The pitch is the shape. The flow diagrams prove the thinking. The VV stories validate the value.

Problem

Situation

Dream team and agents interface with the stackmates system through the drmg CLI daily — plan dashboard, comms read/post, audit, measure, data gaps. The CLI works but doesn't report what operators need: plans drift without stale warnings, dashboards show plan IDs not project names, merged PRs leave plan DB out of sync, session boundaries aren't queryable, and error messages assume you already know the fix.

Intention

An agent-grade CLI control surface scored 16/20 on the 10-dimension CLI Standard — structured I/O, runtime introspection, context discipline, input hardening, safety rails, response safety, packaged guidance, multi-surface coherence, headless auth, and failure design.

Obstacle

The CLI was built to solve engineering problems (monolith decomposition, boundary enforcement). Operator and agent needs were bolted on, not designed in. Dashboard output is plan-centric, not project-centric. Error recovery requires tribal knowledge. No batch operations. No staleness detection.

Hardest Thing

Reframing a working CLI from 'does it run commands' to 'does it give operators and agents the information they need to make decisions' — without breaking 60+ commands agents depend on daily.

Scorecard

Priority (5P)

5/5
Pain
4/5
Demand
4/5
Edge
5/5
Trend
3/5
Convert

Readiness (5R)

Principles5 / 5
Performance4 / 5
Platform5 / 5
Process4 / 5
Players3 / 5

What Exists

ComponentState
drmg unified binaryWorking
libs/cli-platformWorking
Plan CLI (decomposed)Working
ETL CLI (absorbed)Working
Comms CLI (absorbed)Working
ESLint boundary ruleWorking
drmg describeWorking

Relationships

PRDContributes
Agent PlatformParent platform this instrument serves. Agents use drmg for all CLI operations.
Project ManagementPlan-cli is the most-used CLI. Decomposition was driven by plan-cli's 3,826-line monolith.
ETL Data ToolETL CLI absorbed into drmg. 8 live pipelines share platform lib.
Kill Signal

CLI Standard score drops below 12/20 for two consecutive sprints, or agents abandon drmg for direct script calls.

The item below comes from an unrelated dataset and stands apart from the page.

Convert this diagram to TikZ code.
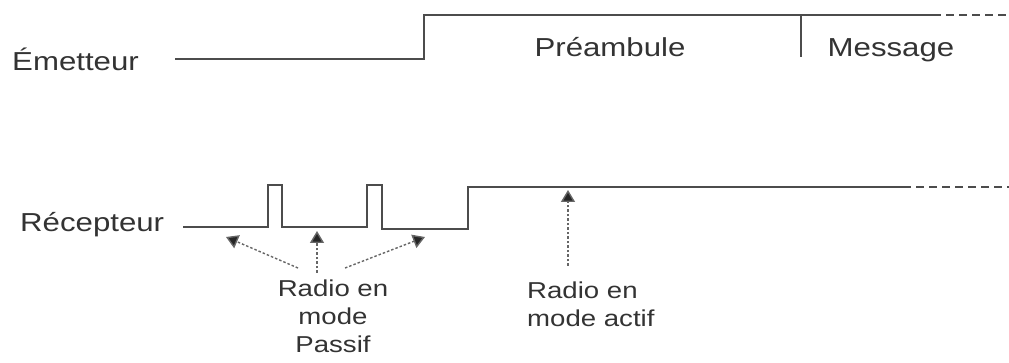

Neither has triggered.

Questions

If the CLI is the control surface for the entire system, what's the cost of every operator workaround that should be a command?

  • How many decisions per session are delayed because the dashboard requires 4 commands instead of 1?
  • What's the cost of plan-DB drift — measured in wrong priorities acted on, not minutes to sync?
  • If an agent can't distinguish 'no messages' from 'connection broken', what decisions does it make on false data?